This explanation is effective only insofar as it tugs at our heartstrings and easily wins sympathy. However, does it win understanding? What are we to do with reports of people who, instead of carrying away food, carry away appliances? Is it enough to maintain a moralist stand, as others have done, by admonishing Leyte residents thru their statuses to “just don’t get the TVs!” or something similar?
In philosopher Slavoj Zizek’s analysis of New Orleans after Hurricane Katrina, such media reports were still “pathological” and “racist”, even if the reports of looting and raping were eventually proven true. Such reports (and even pronouncements of certain politicos) are, more often than not, made to underscore the expected or even inherent lawlessness of destitute people. These pronouncements find ardent listeners among those who see the breakdown of order to make complete, inevitable sense: poor people are dangerous, they turn into unruly mobs, and the like. The result is, instead of urging for aid, they urge for additional police and even for declaring martial law.
This is what Zizek calls lying in the guise of truth: even if the mob truly became unruly, the reports and responses are lies if they are motivated by pathological (racist, stereotyping, discriminatory) reasons.
At the moment, residents of Yolanda-stricken areas, whether they have “looted” or not, are enjoying a reprieve of sorts. Most netizens are still on their side, and martial law has thankfully not been declared.

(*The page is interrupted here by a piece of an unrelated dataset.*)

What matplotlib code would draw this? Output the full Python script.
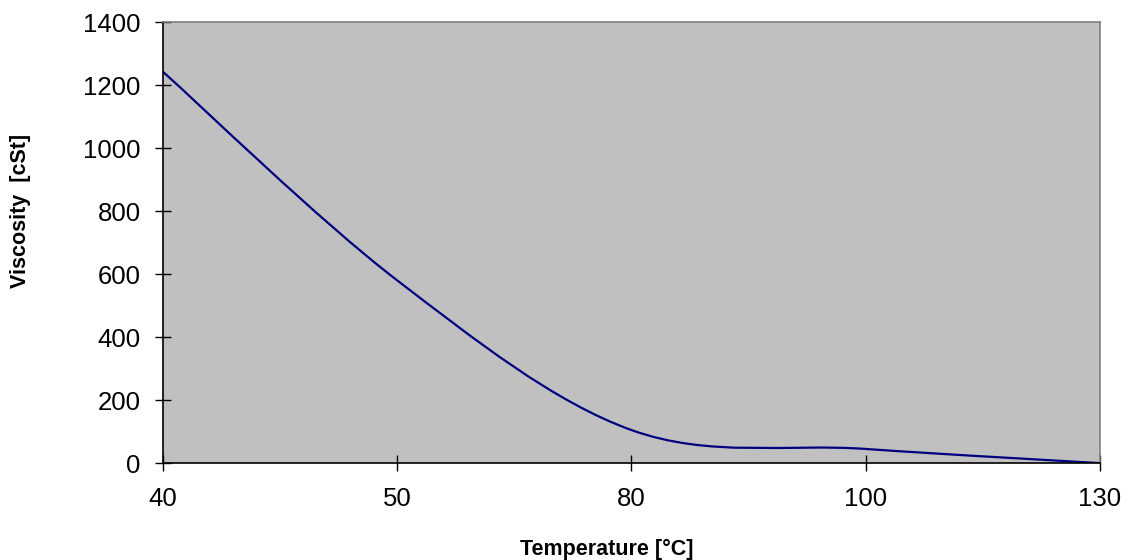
import matplotlib.pyplot as plt
from matplotlib.path import Path
from matplotlib.patches import PathPatch
import numpy as np

plt.rcParams['font.family'] = ['Liberation Sans', 'DejaVu Sans']

# data (category axis, equally spaced)
temps = ['40', '50', '80', '100', '130']
visc = [1242, 580, 105, 45, 0]

fig = plt.figure(figsize=(11.24, 5.6), dpi=100)
ax = fig.add_axes([0.145, 0.173, 0.8335, 0.7877])
ax.set_facecolor('#c0c0c0')

# smoothed line, Excel style bezier through the points
xs = np.arange(len(visc), dtype=float)
ys = np.array(visc, dtype=float)
P = np.column_stack([xs, ys])
Pe = np.vstack([P[0], P, P[-1]])
verts = [tuple(P[0])]
codes = [Path.MOVETO]
for i in range(len(P) - 1):
    p0, p1, p2, p3 = Pe[i], Pe[i + 1], Pe[i + 2], Pe[i + 3]
    c1 = p1 + (p2 - p0) / 6.0
    c2 = p2 - (p3 - p1) / 6.0
    verts += [tuple(c1), tuple(c2), tuple(p2)]
    codes += [Path.CURVE4] * 3
ax.add_patch(PathPatch(Path(verts, codes), facecolor='none', edgecolor='#000080', lw=1.6))

ax.set_xlim(0, len(temps) - 1)
ax.set_ylim(0, 1400)
ax.set_xticks(xs)
ax.set_xticklabels(temps)
ax.set_yticks(np.arange(0, 1401, 200))
ax.tick_params(axis='both', direction='inout', length=12, width=1, labelsize=18.5, colors='black')
ax.tick_params(axis='x', pad=11)
ax.tick_params(axis='y', pad=10)
for s in ['left', 'bottom']:
    ax.spines[s].set_color('black')
    ax.spines[s].set_linewidth(1.2)
for s in ['top', 'right']:
    ax.spines[s].set_color('#808080')
    ax.spines[s].set_linewidth(1.2)

fig.text(607 / 1124, 1 - 549 / 560, 'Temperature [\u00b0C]', ha='center', va='center', fontsize=15.5, fontweight='bold')
fig.text(21 / 1124, 1 - 211 / 560, 'Viscosity  [cSt]', ha='center', va='center', rotation=90, fontsize=15.5, fontweight='bold')

fig.savefig('out.png', dpi=100)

However, it remains to be seen how this will play out, especially in the public arena, for I am reminded that not too long ago, similarly desperate actions were met with much less sympathy. I refer here to the spate of violence that included pitched street battles that erupted in Quezon City in July of this year after the city government attempted to demolish several informal settlements, including that of San Roque.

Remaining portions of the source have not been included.